In The New York Times it said that repeatedly the ISIS leadership has emphasised a narrow and selective reading of the Koran and other religious rulings not only to justify violence but to elevate and celebrate sexual assault as spiritually beneficial and virtuous. This is a new horror in world history. The article argues:

The systematic rape of women and girls from the Yazidi religious minority has become deeply enmeshed in the organization and the radical theology of—

Daesh—

… in the year since the group announced it was reviving slavery as an institution.

It has been manifest. The New York Times reported:

The trade in Yazidi women … has created a persistent infrastructure, with a network of warehouses where the victims are held, viewing rooms where they are inspected and marketed, and a dedicated fleet of buses used to transport them.

This is not done by coincidence. Daesh made it 'clear in its online magazine that its campaign of enslaving Yazidi women and girls had been extensively preplanned':

"Prior to the taking of Sinjar, Shariah students in the Islamic State were tasked to research the Yazidis," said the English-language article, headlined "The Revival of Slavery Before the Hour," which appeared in the October issue of the magazine …

The magazine of that dreadful group is called Dabiq.

I am very proud that this country stands against that form of barbarism. I think the opposition have ideas that perhaps we should be giving even more for the preservation of the lives of refugees who have poured out of that part of the world. As our foreign spokesman and deputy leader reminded ASPI tonight, only two weeks ago she was being criticised for saying that we should give more civilian aid to Syria by the government, who said that she wanted to drop picnic baskets on terrorists. What a joke that description now assumes.

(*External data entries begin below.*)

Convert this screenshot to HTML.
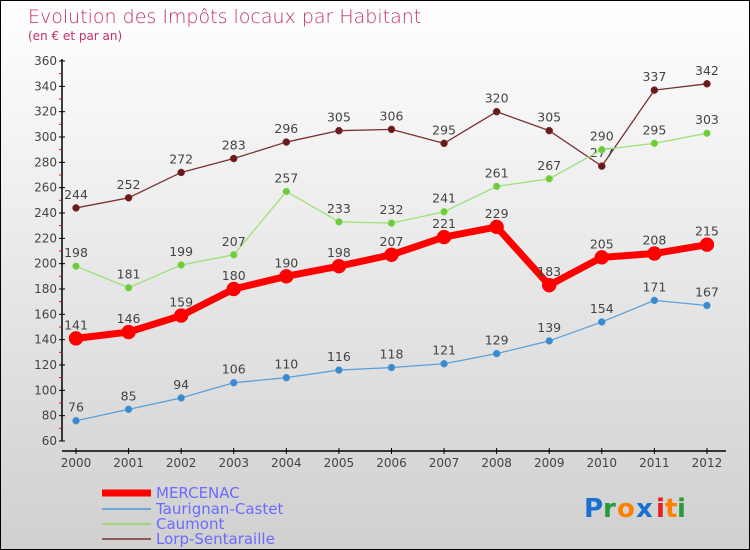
<!DOCTYPE html>
<html><head><meta charset="utf-8"><style>
body{margin:0}
#c{width:750px;height:550px;position:relative;box-sizing:border-box;border:1px solid #000;background:linear-gradient(#fff,#d0d0d0);font-family:"DejaVu Sans","Liberation Sans",sans-serif;overflow:hidden}
text{font-family:"DejaVu Sans","Liberation Sans",sans-serif}
</style></head><body>
<div id="c">
<svg id="s" width="750" height="550">
<text x="27" y="22" font-size="19" fill="#c0306a" style="font-weight:200">Evolution des Impôts locaux par Habitant</text>
<text x="27" y="39" font-size="12" fill="#c0306a">(en € et par an)</text>
<g id="axes"></g><g id="series"></g>
<g>
<line x1="101" y1="492" x2="150" y2="492" stroke="#f00" stroke-width="7"/>
<text x="155" y="497" font-size="15" fill="#6a6aff">MERCENAC</text>
<line x1="101" y1="508" x2="150" y2="508" stroke="#6aa6d6" stroke-width="2"/>
<text x="155" y="513" font-size="15" fill="#6a6aff">Taurignan-Castet</text>
<line x1="101" y1="523" x2="150" y2="523" stroke="#9ed67a" stroke-width="2"/>
<text x="155" y="528" font-size="15" fill="#6a6aff">Caumont</text>
<line x1="101" y1="538" x2="150" y2="538" stroke="#8b5a5a" stroke-width="2"/>
<text x="155" y="543" font-size="15" fill="#6a6aff">Lorp-Sentaraille</text>
</g>
<g font-size="26" font-weight="bold">
<text x="583" y="516" fill="#1a70d0">P</text><text x="602" y="516" fill="#2a9a3a">r</text><text x="616" y="516" fill="#ff8000">o</text><text x="635" y="516" fill="#1a70d0">x</text><text x="655" y="516" fill="#e02020">i</text><text x="664" y="516" fill="#ff8000">t</text><text x="676" y="516" fill="#2a9a3a">i</text>
</g>
</svg></div>
<script>
const years=[2000,2001,2002,2003,2004,2005,2006,2007,2008,2009,2010,2011,2012];
const mercenac=[141,146,159,180,190,198,207,221,229,183,205,208,215];
const taurignan=[76,85,94,106,110,116,118,121,129,139,154,171,167];
const caumont=[198,181,199,207,257,233,232,241,261,267,290,295,303];
const lorp=[244,252,272,283,296,305,306,295,320,305,277,337,342];
const yTicks=[60,80,100,120,140,160,180,200,220,240,260,280,300,320,340,360];
const NS="http://www.w3.org/2000/svg";
const X=i=>75+i*52.58;
const Y=v=>440-(v-60)*380/300;
function mk(t,a,p){const e=document.createElementNS(NS,t);for(const k in a)e.setAttribute(k,a[k]);p.appendChild(e);return e;}
const ax=document.getElementById('axes');
let e=mk('line',{x1:61,y1:58,x2:61,y2:440,stroke:'#000','stroke-width':1.5},ax);


e=mk('line',{x1:61,y1:450,x2:725,y2:450,stroke:'#000','stroke-width':1.5},ax);


yTicks.forEach((v,i)=>{
  mk('line',{x1:58,y1:Y(v),x2:64,y2:Y(v),stroke:'#000'},ax);
  if(i<yTicks.length-1) mk('line',{x1:58,y1:Y(v+10),x2:61,y2:Y(v+10),stroke:'#f00'},ax);
  const t=mk('text',{x:56,y:Y(v)+4,'font-size':12,fill:'#444','text-anchor':'end'},ax);
  t.textContent=v;
  
  
});
years.forEach((y,i)=>{
  mk('line',{x1:X(i),y1:447,x2:X(i),y2:453,stroke:'#000'},ax);
  const t=mk('text',{x:X(i),y:466,'font-size':12,fill:'#444','text-anchor':'middle'},ax);
  t.textContent=y;
  
  
});
const sg=document.getElementById('series');
function draw(vals,col,dot,w,r,name){
  const g=mk('g',{},sg);
  
  
  mk('polyline',{points:vals.map((v,i)=>X(i)+','+Y(v)).join(' '),fill:'none',stroke:col,'stroke-width':w,'stroke-linejoin':'round'},g);
  vals.forEach((v,i)=>{
    const c=mk('circle',{cx:X(i),cy:Y(v),r:r,fill:dot,stroke:col,'stroke-width':0.5},g);
    
    
    const t=mk('text',{x:X(i),y:Y(v)-9,'font-size':12.5,fill:'#444','text-anchor':'middle'},g);
    t.textContent=v;
    
    
  });
}
draw(lorp,'#7a3030','#6a1a1a',1.3,3.5,'lorp');
draw(caumont,'#9ee07a','#6ccc3a',1.3,3.5,'caumont');
draw(taurignan,'#5ca0d8','#3a8ad0',1.3,3.5,'taurignan');
draw(mercenac,'#f00','#f00',7,7,'mercenac');
</script>
</body></html>
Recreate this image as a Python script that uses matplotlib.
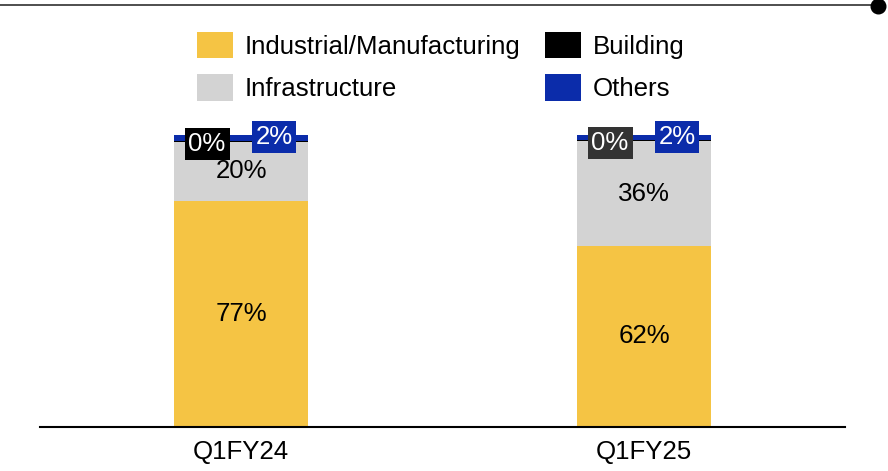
import matplotlib
matplotlib.use("Agg")
import matplotlib.pyplot as plt
from matplotlib.patches import Patch
from matplotlib.lines import Line2D
import numpy as np

plt.rcParams['font.family'] = ['Liberation Sans', 'DejaVu Sans']

categories = ["Q1FY24", "Q1FY25"]
industrial = [77.4, 62.0]
infrastructure = [20.2, 35.9]
building = [0.4, 0.3]
others = [2.0, 1.8]
series_names = ["Industrial/Manufacturing", "Infrastructure", "Building", "Others"]
colors = ["#F5C444", "#D3D3D3", "#000000", "#0B2CAA"]

W, H = 888, 471
fig = plt.figure(figsize=(W / 100, H / 100), dpi=100)

ax_l, ax_r, ax_b, ax_t = 40, 845, 427, 20
ax = fig.add_axes([ax_l / W, 1 - ax_b / H, (ax_r - ax_l) / W, (ax_b - ax_t) / H])

x = np.arange(len(categories))
unit = 403.0
bw = 134 / unit
ax.set_xlim(-(241 - ax_l) / unit, 1 + (ax_r - 644) / unit)
px100 = 292.0
ax.set_ylim(0, 100 * (ax_b - ax_t) / px100)

series = [industrial, infrastructure, building, others]
bottom = np.zeros(len(categories))
for vals, c in zip(series, colors):
    ax.bar(x, vals, bw, bottom=bottom, color=c, edgecolor='none')
    bottom = bottom + np.array(vals)

fs = 18.6
for i in range(len(categories)):
    ax.text(x[i], industrial[i] / 2, f"{round(industrial[i])}%", ha='center', va='center', fontsize=fs, color='black')
    ax.text(x[i], industrial[i] + infrastructure[i] / 2, f"{round(infrastructure[i])}%", ha='center', va='center', fontsize=fs, color='black')
    yb = industrial[i] + infrastructure[i] + building[i] / 2 - 0.8
    ax.text(x[i] - 34 / unit, yb, f"{round(building[i])}%", ha='center', va='center', fontsize=fs,
            color='white', bbox=dict(boxstyle='square,pad=0.15', fc=['#000000', '#333333'][i], ec='none'), clip_on=False)
    yo = industrial[i] + infrastructure[i] + building[i] + others[i] / 2 + 0.2
    ax.text(x[i] + 33 / unit, yo, f"{round(others[i])}%", ha='center', va='center', fontsize=fs,
            color='white', bbox=dict(boxstyle='square,pad=0.15', fc=colors[3], ec='none'), clip_on=False)

ax.set_xticks(x)
ax.set_xticklabels(categories, fontsize=fs)
ax.tick_params(axis='x', length=0, pad=9)
ax.set_yticks([])
for s in ['top', 'left', 'right']:
    ax.spines[s].set_visible(False)
ax.spines['bottom'].set_linewidth(1.5)
ax.spines['bottom'].set_color('black')

handles = [Patch(facecolor=c, edgecolor='none') for c in colors]
fig.legend(handles, series_names, ncol=2, loc='upper left',
           bbox_to_anchor=(197 / W, 1 - 32 / H), frameon=False, fontsize=fs,
           handlelength=1.4, handleheight=1.2, handletextpad=0.45,
           columnspacing=0.95, labelspacing=0.6, borderpad=0, borderaxespad=0)

fig.add_artist(Line2D([0, 875 / W], [1 - 5 / H, 1 - 5 / H], color='#404040', lw=1.3, transform=fig.transFigure))
fig.add_artist(Line2D([878 / W], [1 - 6 / H], marker='o', markersize=10.5, color='black', transform=fig.transFigure, clip_on=False))

fig.savefig("out.png", dpi=100)
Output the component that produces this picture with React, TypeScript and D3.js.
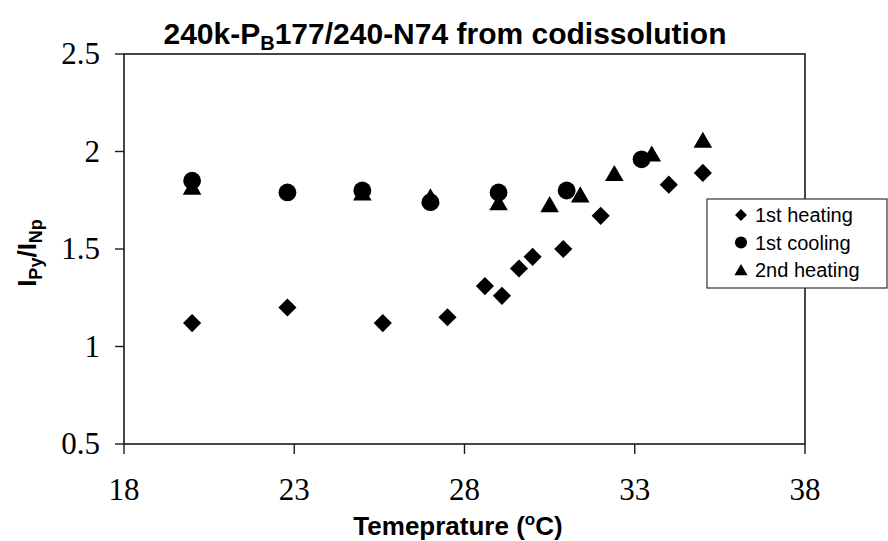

What a joke. But of course, there is a serious point.

There are other countries that are not lifting as heavily as Australia. Europe is doing its bit. There are some countries who our foreign spokesman rightly put the searchlight on who are doing absolutely nothing: Qatar, the UAE, Saudi Arabia, Kuwait have offered zero resettlement places to Sunni refugees according to Amnesty International, despite the fact that many of these people come from the same Sunni religion. Kuwait has offered $304 million, UAE $540 million but Saudi Arabia only $18.4 million. They should lift their game and do what Australia is doing, do what countries in Europe are doing and contribute to the wellbeing of their co-religionists.